Bouclier fiscal : Mini-fronde au sein de la majorité08/04/20102010Journal/medias/journalnumero/images/2010/04/une2175.jpg.445x577_q85_box-0%2C104%2C1383%2C1896_crop_detail.jpg

Leur société

Bouclier fiscal : Mini-fronde au sein de la majorité

Un nouveau sujet de polémique est apparu au sein de la majorité : faut-il maintenir ou non le bouclier fiscal, ce dispositif qui permet de plafonner les impôts directs à 50 % des revenus ?

L'ex-Premier ministre Alain Juppé a ouvert le feu en déclarant que cela ne le « choquerait pas qu'on demande aux très riches un effort de solidarité supplémentaire ». Jean-François Copé lui-même, le président du groupe UMP à l'Assemblée nationale, qui avait pourtant été à l'initiative du bouclier fiscal en 2006 quand il était ministre du Budget sous le gouvernement Villepin, fait maintenant machine arrière et affirme qu'il n'a « pas de religion définitive » sur ce sujet. Et Villepin lui-même, qui ne manque pas une occasion de contrer Sarkozy, demande « une fiscalité plus juste » en s'élevant « contre le cadeau fait aux riches ». Par ailleurs, treize députés de l'UMP ont appelé « à suspendre le bouclier fiscal pour redonner du sens à la politique ».

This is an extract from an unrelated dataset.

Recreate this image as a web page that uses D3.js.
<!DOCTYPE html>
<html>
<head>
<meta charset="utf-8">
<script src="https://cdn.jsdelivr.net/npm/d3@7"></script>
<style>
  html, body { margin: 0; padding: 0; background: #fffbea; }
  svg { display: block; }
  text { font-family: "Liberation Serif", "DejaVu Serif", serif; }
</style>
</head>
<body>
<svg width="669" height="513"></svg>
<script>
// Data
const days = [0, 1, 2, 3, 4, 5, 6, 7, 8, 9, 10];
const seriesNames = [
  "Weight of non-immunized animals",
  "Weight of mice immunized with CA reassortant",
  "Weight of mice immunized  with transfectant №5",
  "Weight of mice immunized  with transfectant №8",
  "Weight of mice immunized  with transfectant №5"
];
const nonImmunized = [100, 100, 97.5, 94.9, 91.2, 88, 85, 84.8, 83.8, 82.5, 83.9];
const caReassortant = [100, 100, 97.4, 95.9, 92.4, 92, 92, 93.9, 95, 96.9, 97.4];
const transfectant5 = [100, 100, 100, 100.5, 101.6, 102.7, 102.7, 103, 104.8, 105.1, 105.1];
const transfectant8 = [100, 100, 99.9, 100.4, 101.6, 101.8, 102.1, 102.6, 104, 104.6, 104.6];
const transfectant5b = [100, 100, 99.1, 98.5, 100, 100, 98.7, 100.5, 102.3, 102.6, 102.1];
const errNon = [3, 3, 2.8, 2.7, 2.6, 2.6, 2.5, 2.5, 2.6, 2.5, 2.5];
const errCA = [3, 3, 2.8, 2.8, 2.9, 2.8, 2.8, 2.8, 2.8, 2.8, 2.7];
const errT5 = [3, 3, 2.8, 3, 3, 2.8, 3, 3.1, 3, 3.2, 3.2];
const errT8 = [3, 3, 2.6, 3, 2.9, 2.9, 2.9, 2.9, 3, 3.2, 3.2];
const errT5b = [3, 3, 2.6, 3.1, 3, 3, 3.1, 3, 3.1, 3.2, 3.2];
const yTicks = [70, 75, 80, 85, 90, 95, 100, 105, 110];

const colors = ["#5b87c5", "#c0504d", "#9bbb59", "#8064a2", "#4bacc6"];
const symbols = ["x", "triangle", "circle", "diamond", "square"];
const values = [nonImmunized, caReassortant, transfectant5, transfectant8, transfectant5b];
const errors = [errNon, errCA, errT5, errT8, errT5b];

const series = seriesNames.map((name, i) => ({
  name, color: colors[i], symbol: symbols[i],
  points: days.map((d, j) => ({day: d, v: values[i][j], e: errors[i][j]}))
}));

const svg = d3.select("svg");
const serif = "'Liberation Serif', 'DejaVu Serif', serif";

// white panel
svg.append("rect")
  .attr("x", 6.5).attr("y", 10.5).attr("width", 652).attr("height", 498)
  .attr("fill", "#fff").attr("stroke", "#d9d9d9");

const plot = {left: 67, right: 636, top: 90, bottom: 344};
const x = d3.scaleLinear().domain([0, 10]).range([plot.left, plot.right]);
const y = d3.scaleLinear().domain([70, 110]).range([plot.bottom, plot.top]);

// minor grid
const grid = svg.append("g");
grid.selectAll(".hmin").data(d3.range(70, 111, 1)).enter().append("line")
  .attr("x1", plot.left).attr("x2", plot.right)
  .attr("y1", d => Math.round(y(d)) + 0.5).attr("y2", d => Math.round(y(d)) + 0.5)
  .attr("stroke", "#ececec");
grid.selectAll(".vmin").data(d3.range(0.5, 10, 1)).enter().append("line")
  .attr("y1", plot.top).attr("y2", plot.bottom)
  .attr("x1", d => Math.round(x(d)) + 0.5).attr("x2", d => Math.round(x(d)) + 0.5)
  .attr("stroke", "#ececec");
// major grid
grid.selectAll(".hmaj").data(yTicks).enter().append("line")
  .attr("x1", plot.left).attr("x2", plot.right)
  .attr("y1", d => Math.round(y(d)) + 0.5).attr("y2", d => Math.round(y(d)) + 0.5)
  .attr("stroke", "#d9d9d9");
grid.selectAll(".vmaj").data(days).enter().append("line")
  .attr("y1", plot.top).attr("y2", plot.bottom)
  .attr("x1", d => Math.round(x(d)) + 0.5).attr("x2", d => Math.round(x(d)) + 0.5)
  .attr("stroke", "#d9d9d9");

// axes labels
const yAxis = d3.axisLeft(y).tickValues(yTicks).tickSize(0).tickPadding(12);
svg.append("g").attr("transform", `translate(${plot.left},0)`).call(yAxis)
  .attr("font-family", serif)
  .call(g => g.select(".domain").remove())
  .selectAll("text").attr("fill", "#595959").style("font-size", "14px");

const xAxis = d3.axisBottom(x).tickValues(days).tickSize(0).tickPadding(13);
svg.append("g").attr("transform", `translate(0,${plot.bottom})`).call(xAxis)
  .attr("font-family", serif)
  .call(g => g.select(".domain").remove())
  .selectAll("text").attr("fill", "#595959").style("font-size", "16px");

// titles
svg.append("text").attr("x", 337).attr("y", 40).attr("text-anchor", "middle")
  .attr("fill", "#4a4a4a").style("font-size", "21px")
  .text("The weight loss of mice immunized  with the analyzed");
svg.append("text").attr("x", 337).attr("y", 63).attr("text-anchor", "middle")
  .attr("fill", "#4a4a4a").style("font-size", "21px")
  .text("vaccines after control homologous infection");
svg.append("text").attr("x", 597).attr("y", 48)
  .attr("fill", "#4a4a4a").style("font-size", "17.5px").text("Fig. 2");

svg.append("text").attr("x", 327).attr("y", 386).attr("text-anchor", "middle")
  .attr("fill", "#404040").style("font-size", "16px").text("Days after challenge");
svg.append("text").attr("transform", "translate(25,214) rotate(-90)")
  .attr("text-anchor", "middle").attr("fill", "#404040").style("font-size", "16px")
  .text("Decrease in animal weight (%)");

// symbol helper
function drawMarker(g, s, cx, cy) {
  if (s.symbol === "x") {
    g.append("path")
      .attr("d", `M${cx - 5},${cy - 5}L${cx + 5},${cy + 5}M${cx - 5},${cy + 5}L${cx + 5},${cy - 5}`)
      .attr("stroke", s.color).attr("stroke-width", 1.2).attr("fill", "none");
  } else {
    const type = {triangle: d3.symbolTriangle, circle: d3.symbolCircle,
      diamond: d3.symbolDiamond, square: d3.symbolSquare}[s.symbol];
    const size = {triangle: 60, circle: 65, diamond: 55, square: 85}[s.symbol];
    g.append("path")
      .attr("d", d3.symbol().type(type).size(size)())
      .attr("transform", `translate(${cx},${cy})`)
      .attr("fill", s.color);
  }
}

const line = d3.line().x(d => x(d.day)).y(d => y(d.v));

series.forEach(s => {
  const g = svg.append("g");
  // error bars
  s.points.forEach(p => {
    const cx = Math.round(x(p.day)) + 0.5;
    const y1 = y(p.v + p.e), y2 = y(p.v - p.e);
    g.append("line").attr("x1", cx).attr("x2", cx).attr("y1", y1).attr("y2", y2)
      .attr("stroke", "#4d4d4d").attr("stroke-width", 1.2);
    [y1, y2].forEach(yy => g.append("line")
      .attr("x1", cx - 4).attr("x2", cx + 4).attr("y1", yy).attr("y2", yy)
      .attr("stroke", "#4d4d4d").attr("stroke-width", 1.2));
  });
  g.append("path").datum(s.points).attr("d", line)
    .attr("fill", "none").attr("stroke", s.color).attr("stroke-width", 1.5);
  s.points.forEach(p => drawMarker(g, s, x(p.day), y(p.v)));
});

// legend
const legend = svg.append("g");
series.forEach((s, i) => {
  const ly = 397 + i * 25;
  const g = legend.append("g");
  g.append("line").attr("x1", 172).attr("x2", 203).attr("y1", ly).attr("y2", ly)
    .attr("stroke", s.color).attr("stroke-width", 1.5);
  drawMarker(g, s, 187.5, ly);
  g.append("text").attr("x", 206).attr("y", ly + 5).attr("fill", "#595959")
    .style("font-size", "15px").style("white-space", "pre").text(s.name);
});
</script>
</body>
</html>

Ces membres de l'UMP qui critiquent maintenant le bouclier fiscal ne remettent évidemment pas en cause la politique menée par le gouvernement en faveur des possédants et des plus riches. Mais ils n'oublient pas au passage la défense de leurs propres intérêts. Or les mauvais résultats de l'UMP aux dernières élections régionales leur font craindre pour leur avenir et ils savent qu'ils perdront leur place si l'actuelle majorité subit une défaite aux élections présidentielle et législatives dans deux ans. La forte abstention ou le retour de voix vers le Front National lors des régionales étaient le signe que le mécontentement avait gagné une partie de l'électorat de droite, qui n'est pas uniquement implanté dans les beaux quartiers. De nombreux petits bourgeois - commerçants, artisans, paysans, etc. - mais aussi des ouvriers, qui avaient cru que Sarkozy améliorerait leur sort, sont aujourd'hui confrontés à une baisse de leurs revenus due à la crise, et sont choqués de voir le gouvernement continuer à favoriser les plus riches tandis qu'eux s'enfoncent dans les difficultés. Et ils sont bien plus nombreux que les quelques milliers de privilégiés bénéficiant du bouclier fiscal.

De plus, avant même que les discussions avec les syndicats n'aient commencé, le gouvernement évoque aussi la possibilité d'augmenter la CSG et le CRDS pour financer les retraites. Cette mesure frapperait tout le monde, y compris les personnes trop pauvres pour payer l'impôt sur le revenu, mais les contribuables qui, grâce au « bouclier », bénéficient du plafonnement de leurs impôts directs en seraient de ce fait épargnés ! Une telle mesure, si elle devait s'appliquer, risquerait de toucher, en même temps que les plus pauvres, la fraction de l'électorat de droite qui ne bénéficie pas de la protection du bouclier fiscal. Car cela apparaîtrait comme le début d'une remise en cause de l'engagement de Sarkozy de ne pas alourdir les impôts.

Pour l'instant, sourd aux appels venant de sa majorité, Sarkozy déclare qu'il va « maintenir le cap », et qu'il n'est pas question de revenir en arrière sur le bouclier fiscal. Mais on n'a peut-être pas fini de voir des députés UMP se démarquer à telle ou telle occasion d'un président dont ils considèrent le voisinage comme de plus en plus encombrant.